Arsénia Massingue, que falava à margem de uma visita àquela província martirizada desde 2017, não revelou nomes e nem entrou em detalhes, mas considera como sendo um comportamento e “práticas” que devem ser erradicadas.

“Os espinhos [do ofício] são esses que estamos a criar, quando temos desvios de comportamento, quando não temos sigilo profissional e saímos para informar o inimigo onde está a nossa força”, referiu a governante, durante uma parada policial realizada semana finda.

Na mesma ocasião, a ministra foi criticada em relação a inúmeros aspectos da actuação policial, face à gravidade da indisciplina dos agentes, sobretudo na capital provincial Pemba, por oposição aos que estão na frente de combate.

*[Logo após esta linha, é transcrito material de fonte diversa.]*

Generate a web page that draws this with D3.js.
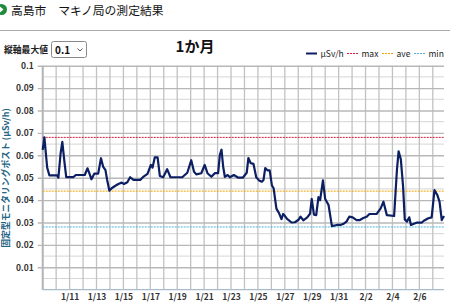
<!DOCTYPE html>
<html>
   <head>
      <meta charset="utf-8">
      <script type="text/javascript" src="https://d3js.org/d3.v7.min.js"></script>
      <style>
         body { margin: 0; background: #fff; }
         text { font-family: "Noto Sans CJK JP", "Noto Sans", sans-serif; }
      </style>
   </head>

   <body>
      <div id="container"></div>
      <script>
            // data
            var startDate = new Date(2022, 0, 9, 0, 0);
            var hoursFromStart = [0, 3, 8, 12, 26, 28, 32, 35, 39, 42, 55, 59, 75, 80, 83, 87, 92, 99, 104, 108,
                112, 115, 119, 123, 129, 135, 141, 145, 151, 156, 162, 174, 180, 187, 190, 193, 196, 200, 205, 209,
                215, 222, 228, 249, 258, 265, 270, 274, 283, 289, 294, 301, 307, 313, 316, 319, 322, 325, 330, 334,
                341, 349, 357, 364, 367, 371, 376, 381, 386, 391, 394, 397, 401, 405, 409, 412, 417, 422, 426, 429,
                432, 436, 444, 450, 456, 460, 465, 472, 477, 480, 484, 488, 492, 495, 500, 504, 510, 516, 525, 531,
                536, 542, 547, 553, 560, 566, 572, 578, 583, 596, 603, 608, 614, 627, 632, 635, 639, 643, 646, 650,
                654, 657, 661, 667, 676, 680, 688, 694, 699, 704, 708, 712, 716];
            var usvh = [0.0624, 0.068, 0.0545, 0.051, 0.051, 0.050, 0.061, 0.066, 0.0565, 0.0503, 0.0503, 0.0512, 0.0512, 0.0542, 0.0522, 0.0493, 0.0518, 0.0518, 0.0587, 0.0548,
                0.0534, 0.049, 0.0442, 0.0453, 0.0463, 0.0472, 0.0478, 0.0472, 0.048, 0.0502, 0.049, 0.049, 0.0505, 0.0517, 0.0537, 0.0557, 0.0545, 0.0591, 0.0591, 0.0508,
                0.0502, 0.0538, 0.0502, 0.0502, 0.0522, 0.0578, 0.0527, 0.0515, 0.052, 0.0557, 0.052, 0.0504, 0.052, 0.052, 0.0601, 0.0625, 0.0549, 0.0504, 0.0512, 0.0502,
                0.0512, 0.050, 0.050, 0.0522, 0.0588, 0.0565, 0.0562, 0.0502, 0.0488, 0.0482, 0.049, 0.0543, 0.0533, 0.0533, 0.0465, 0.0453, 0.0362, 0.034, 0.0315, 0.0338,
                0.033, 0.0316, 0.030, 0.0301, 0.0311, 0.0326, 0.031, 0.0323, 0.0339, 0.0405, 0.0335, 0.0333, 0.0413, 0.040, 0.0488, 0.0405, 0.0378, 0.0284, 0.0289, 0.0289,
                0.0293, 0.0304, 0.0326, 0.0323, 0.0311, 0.0311, 0.032, 0.0326, 0.0338, 0.0338, 0.0363, 0.0393, 0.0333, 0.0329, 0.0534, 0.0618, 0.0582, 0.046, 0.0314, 0.0304,
                0.0323, 0.0289, 0.0293, 0.0299, 0.0299, 0.0308, 0.0319, 0.0323, 0.0445, 0.0423, 0.0393, 0.0311, 0.0329];
            var refNames = ["max", "ave", "min"];
            var refValues = [0.068, 0.044, 0.028];
            var refColors = ["#d81b3c", "#f0a500", "#4fb3d9"];
            var yTickLabels = ["0.1", "0.09", "0.08", "0.07", "0.06", "0.05", "0.04", "0.03", "0.02", "0.01"];
            var xTickLabels = ["1/11", "1/13", "1/15", "1/17", "1/19", "1/21", "1/23", "1/25", "1/27", "1/29", "1/31", "2/2", "2/4", "2/6"];

            var width = 450;
            var height = 308;
            var plotLeft = 42.7, plotRight = 444, plotTop = 65.7, plotBottom = 289.7;
            var hour = 3600 * 1000;

            var data = hoursFromStart.map(function(h, i) {
                return {t: new Date(startDate.getTime() + h * hour), v: usvh[i]};
            });

            var svg = d3.select("div#container").append("svg")
                .attr("width", width)
                .attr("height", height);

            var xScale = d3.scaleTime()
                .domain(d3.extent(data, function(d) { return d.t; }))
                .range([plotLeft, plotRight]);
            var yScale = d3.scaleLinear()
                .domain([0, 0.1])
                .range([plotBottom, plotTop]);

            // header
            svg.append("circle").attr("cx", 1.5).attr("cy", 9.5).attr("r", 5.5).attr("fill", "#1f8a3b");
            svg.append("path").attr("d", "M0,6.5 L3.5,9.5 L0,12.5 Z").attr("fill", "#fff");
            svg.append("text").attr("x", 11).attr("y", 14.5)
                .style("font-size", "11.8px").attr("fill", "#111")
                .text("高島市　マキノ局の測定結果");
            svg.append("line").attr("x1", 0).attr("x2", width).attr("y1", 30.5).attr("y2", 30.5)
                .attr("stroke", "#aaa").attr("stroke-width", 1.2);

            // axis max selector
            svg.append("text").attr("x", 4).attr("y", 52.5)
                .style("font-size", "8.8px").style("font-weight", "bold").attr("fill", "#222")
                .text("縦軸最大値");
            svg.append("rect").attr("x", 51.5).attr("y", 41.5).attr("width", 35).attr("height", 16).attr("rx", 2)
                .attr("fill", "#fff").attr("stroke", "#8a8a8a");
            svg.append("text").attr("x", 55).attr("y", 53.5)
                .style("font-size", "10px").style("font-weight", "bold").attr("fill", "#111")
                .text(d3.max(yScale.domain()));
            svg.append("path").attr("d", "M77.5,48.5 L80,51 L82.5,48.5")
                .attr("fill", "none").attr("stroke", "#555").attr("stroke-width", 1);

            svg.append("text").attr("x", 195).attr("y", 52)
                .attr("text-anchor", "middle")
                .style("font-size", "15px").style("font-weight", "bold").attr("fill", "#111")
                .text("1か月");

            // grid
            var minorTicks = d3.range(0.005, 0.1, 0.01);
            svg.append("g").selectAll("line").data(minorTicks).enter().append("line")
                .attr("x1", plotLeft).attr("x2", plotRight)
                .attr("y1", function(d) { return yScale(d); }).attr("y2", function(d) { return yScale(d); })
                .attr("stroke", "#d6d6d6").attr("stroke-width", 1);

            var days = d3.timeDay.range(startDate, xScale.domain()[1]);
            svg.append("g").selectAll("line").data(days).enter().append("line")
                .attr("x1", function(d) { return xScale(d); }).attr("x2", function(d) { return xScale(d); })
                .attr("y1", plotTop).attr("y2", plotBottom)
                .attr("stroke", "#c2c2c2").attr("stroke-width", 1.3);

            var yAxis = svg.append("g")
                .attr("transform", "translate(" + plotLeft + ",0)")
                .call(d3.axisLeft(yScale)
                    .tickValues(yTickLabels.map(Number))
                    .tickFormat(function(d, i) { return yTickLabels[i]; })
                    .tickSize(0)
                    .tickPadding(9));
            yAxis.select(".domain").remove();
            yAxis.selectAll(".tick line")
                .attr("x1", -5)
                .attr("x2", plotRight - plotLeft)
                .attr("stroke", "#b8b8b8").attr("stroke-width", 1.4);
            yAxis.selectAll(".tick text")
                .style("font-family", "'Noto Sans CJK JP', sans-serif")
                .style("font-size", "8.5px").style("font-weight", "bold").attr("fill", "#333");

            svg.append("line").attr("x1", plotLeft).attr("x2", plotLeft).attr("y1", plotTop).attr("y2", plotBottom)
                .attr("stroke", "#b5b5b5").attr("stroke-width", 2);

            var xAxis = svg.append("g")
                .attr("transform", "translate(0," + plotBottom + ")")
                .call(d3.axisBottom(xScale)
                    .tickValues(xTickLabels.map(function(s) {
                        var p = s.split("/");
                        return new Date(2022, +p[0] - 1, +p[1]);
                    }))
                    .tickFormat(function(d, i) { return xTickLabels[i]; })
                    .tickSize(0)
                    .tickPadding(4));
            xAxis.select(".domain").remove();
            xAxis.selectAll(".tick text")
                .style("font-family", "'Noto Sans CJK JP', sans-serif")
                .style("font-size", "8.5px").style("font-weight", "bold").attr("fill", "#333");
            svg.append("line").attr("x1", plotLeft).attr("x2", plotRight).attr("y1", plotBottom).attr("y2", plotBottom)
                .attr("stroke", "#a9bccd").attr("stroke-width", 1.2);

            // reference lines
            svg.append("g").selectAll("line").data(refValues).enter().append("line")
                .attr("x1", plotLeft).attr("x2", plotRight)
                .attr("y1", function(d) { return yScale(d); }).attr("y2", function(d) { return yScale(d); })
                .attr("stroke", function(d, i) { return refColors[i]; })
                .attr("stroke-width", 1)
                .attr("stroke-dasharray", "2,1");

            // measured line
            var line = d3.line()
                .x(function(d) { return xScale(d.t); })
                .y(function(d) { return yScale(d.v); });
            svg.append("path").datum(data)
                .attr("d", line)
                .attr("fill", "none")
                .attr("stroke", "#0c1f63")
                .attr("stroke-width", 2.2)
                .attr("stroke-linejoin", "round");

            // y axis title
            svg.append("text")
                .attr("transform", "translate(9,178) rotate(-90)")
                .attr("text-anchor", "middle")
                .style("font-size", "8.8px").style("font-weight", "bold").attr("fill", "#1f6585")
                .text("固定型モニタリングポスト (μSv/h)");

            // legend
            var legendNames = ["μSv/h"].concat(refNames);
            var legendColors = ["#0c1f63"].concat(refColors);
            var legendX = [306, 347, 382, 414];
            var legend = svg.append("g").selectAll("g").data(legendNames).enter().append("g")
                .attr("transform", function(d, i) { return "translate(" + legendX[i] + ",54)"; });
            legend.append("line")
                .attr("x1", 0).attr("x2", 11).attr("y1", -0.5).attr("y2", -0.5)
                .attr("stroke", function(d, i) { return legendColors[i]; })
                .attr("stroke-width", function(d, i) { return i == 0 ? 2 : 1; })
                .attr("stroke-dasharray", function(d, i) { return i == 0 ? null : "2,1"; });
            legend.append("text")
                .attr("x", 14.5).attr("y", 3)
                .style("font-size", "8.5px").attr("fill", "#1a1a1a")
                .text(function(d) { return d; });
      </script>
   </body>
</html>
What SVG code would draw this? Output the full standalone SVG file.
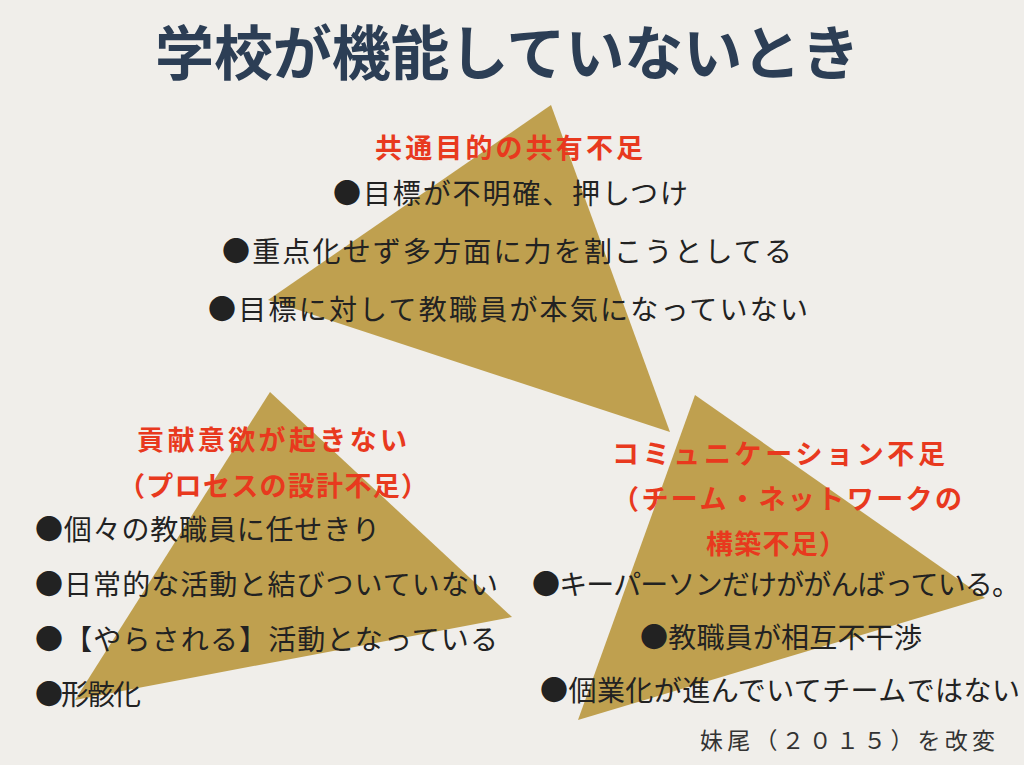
<svg xmlns="http://www.w3.org/2000/svg" width="1024" height="765" viewBox="0 0 1024 765">
<style>
.t{font-family:"Noto Sans CJK JP",sans-serif;font-weight:bold;fill:#2c3e55;font-size:59px}
.r{font-family:"Noto Sans CJK JP",sans-serif;font-weight:bold;fill:#e8391e;font-size:27px}
.b{font-family:"Noto Sans CJK JP",sans-serif;fill:#222;font-size:28px}
.c{font-family:"Noto Sans CJK JP",sans-serif;fill:#333;font-size:23px}
.tri{fill:#bfa04f}
</style>
<rect width="1024" height="765" fill="#f0eeea"/>
<text class="t" x="155" y="75" textLength="705" lengthAdjust="spacing">学校が機能していないとき</text>
<g id="top">
<polygon class="tri" points="551,105 268,300 670,432"/>
<text class="r" x="375" y="158" textLength="268" lengthAdjust="spacing">共通目的の共有不足</text>
<text class="b" x="333" y="204" textLength="355" lengthAdjust="spacing">●目標が不明確、押しつけ</text>
<text class="b" x="222" y="262" textLength="570" lengthAdjust="spacing">●重点化せず多方面に力を割こうとしてる</text>
<text class="b" x="208" y="320" textLength="600" lengthAdjust="spacing">●目標に対して教職員が本気になっていない</text>
</g>
<g id="left">
<polygon class="tri" points="270,392 75,700 512,617"/>
<text class="r" x="137" y="450" textLength="270" lengthAdjust="spacing">貢献意欲が起きない</text>
<text class="r" x="118" y="496" textLength="310" lengthAdjust="spacing">（プロセスの設計不足）</text>
<text class="b" x="35" y="540" textLength="345" lengthAdjust="spacing">●個々の教職員に任せきり</text>
<text class="b" x="35" y="595" textLength="463" lengthAdjust="spacing">●日常的な活動と結びついていない</text>
<text class="b" x="35" y="650" textLength="463" lengthAdjust="spacing">●【やらされる】活動となっている</text>
<text class="b" x="35" y="705" textLength="106" lengthAdjust="spacing">●形骸化</text>
</g>
<g id="right">
<polygon class="tri" points="695,395 578,720 985,598"/>
<text class="r" x="612" y="464" textLength="333" lengthAdjust="spacing">コミュニケーション不足</text>
<text class="r" x="612" y="509" textLength="350" lengthAdjust="spacing">（チーム・ネットワークの</text>
<text class="r" x="706" y="554" textLength="140" lengthAdjust="spacing">構築不足）</text>
<text class="b" x="532" y="595" textLength="488" lengthAdjust="spacing">●キーパーソンだけががんばっている。</text>
<text class="b" x="640" y="648" textLength="282" lengthAdjust="spacing">●教職員が相互不干渉</text>
<text class="b" x="540" y="701" textLength="480" lengthAdjust="spacing">●個業化が進んでいてチームではない</text>
</g>
<g id="connectors"/>
<text class="c" x="700" y="749" textLength="295" lengthAdjust="spacing">妹尾（２０１５）を改変</text>
</svg>
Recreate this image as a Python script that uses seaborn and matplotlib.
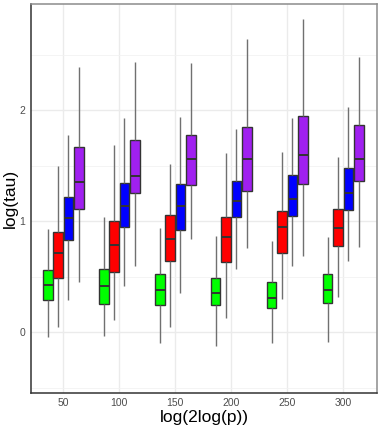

“Estão lá a dar o seu melhor, a dar o seu máximo, a sacrificarem as suas vidas por nós que estamos aqui a meter-nos em situações de indisciplina, a participar em casos de rapto, em desvios de comportamento totalmente contrários ao nosso juramento. Vamos deixar de ser corruptos, indisciplinados, preguiçosos e faltosos ao trabalho. Estas práticas devem morrer e ser sepultadas, não daqui a oito, nem trinta dias, é morrer e acabou. Não faz sentido”, sublinhou.

O apelo da ministra foi também dirigido a agentes da Unidade de Intervenção Rápida (UIR) que em pleno teatro operacional abandonam o posto para irem beber.

“Continuamos a falhar quando elementos da Unidade de Intervenção Rápida, que deviam estar no campo de batalha, no lugar de sacrificarem as suas vidas para combater o terrorismo, saem da linha e vão beber, viram bêbados. Não faz sentido que um membro da Unidade de Protecção de Altas Individualidades abandone o seu posto e permita que as residências dos dirigentes sejam assaltadas”, disse, ameaçando-os de expulsão.

Massingue criticou ainda a falta de recolha de informação em Cabo Delgado, permitindo “que um bandido se acomode nos bairros e planifique as suas incursões”, deixando, assim, as comunidades vulneráveis.